Removal of his Ten Commandments monument from the Alabama Supreme Court rotunda last week did not alter Chief Justice Roy Moore’s stance. That will take a higher power than the U.S. Supreme Court.

“It’s not even an open issue, no matter what the Supreme Court says,” Chief Justice Moore’s attorney, Herbert W. Titus, said in an interview. “We live under a tyranny of judges, and that is not the American system.

“This is a matter of conscience. It’s in God’s hands,” Mr. Titus said.

Mr. Titus, also a special deputy Alabama attorney general, insisted Chief Justice Moore will not let a federal interpretation of the Constitution override his own.

Mr. Titus conceded in the interview last week that federal courts typically permit the use of religious symbols by government — including the motto “In God We Trust” and the U.S. Supreme Court’s own display of Moses with the Ten Commandments — only when accompanied by social, cultural or historical materials.

But the inscriptions with the Commandments on the monument installed by Chief Justice Moore, all mentioning God, are within those bounds, he argues.

“The movement of the monument does [in] no way stop our efforts to get this reviewed by the U.S. Supreme Court,” Mr. Titus said.

A formal request for a hearing likely will be filed in September, he said. Last week, the high court rejected an emergency request to block removal of the monument, but did not rule on the merits.

Federal courts consistently have required that religious displays be justified by a secular, or nonreligious, purpose. Within that context, federal courts have allowed Christmas or Hanukkah observances and a cross on the Ohio State Capitol grounds. They also have upheld Sunday closing laws that establish a uniform day of rest.

An array of sometimes contradictory decisions has muddled the point of separation of church and state — including acceptance of references to God on U.S. currency and official prayer by Congress and the Supreme Court. Some local governments also have been allowed to keep Ten Commandments displays while others have been asked to remove them.

In June, shortly before the Atlanta-based 11th U.S. Circuit Court of Appeals ordered removal of the monument installed by Chief Justice Moore, the 3rd Circuit in Philadelphia permitted Chester County, Pa., to retain an 83-year-old bronze courthouse plaque bearing the Commandments.

Justice John Paul Stevens noted in a 1989 opinion that a frieze in the courtroom of the U.S. Supreme Court itself depicts Moses holding two tablets, showing Commandments six through 10 in Hebrew.
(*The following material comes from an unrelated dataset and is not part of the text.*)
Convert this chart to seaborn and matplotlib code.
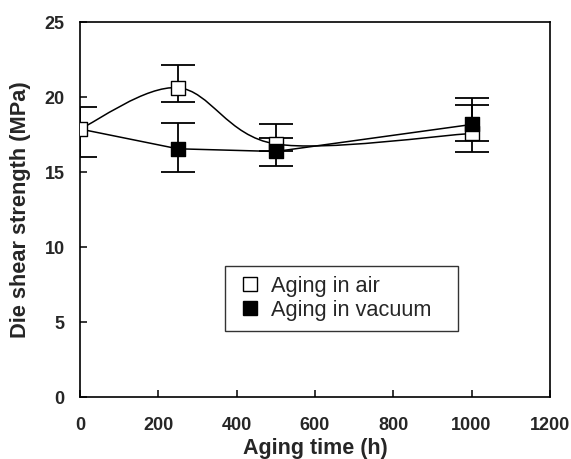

A different portion of the frieze shows a tablet symbolizing the first 10 amendments to the Constitution, the Bill of Rights.

“Indeed, a carving of Moses holding the Ten Commandments, surrounded by representations of other historical legal figures, adorns the frieze on the south wall of our courtroom, and we have said that the carving signals respect not for great proselytizers but for great lawgivers,” Justice Stevens said in a decision setting conditions for Christmas Nativity displays.

The Alabama chief justice’s constitutional interpretation on the Ten Commandments may find support from three of the Supreme Court justices, including Chief Justice William H. Rehnquist, who has taken stands on church-state issues several times since 1980.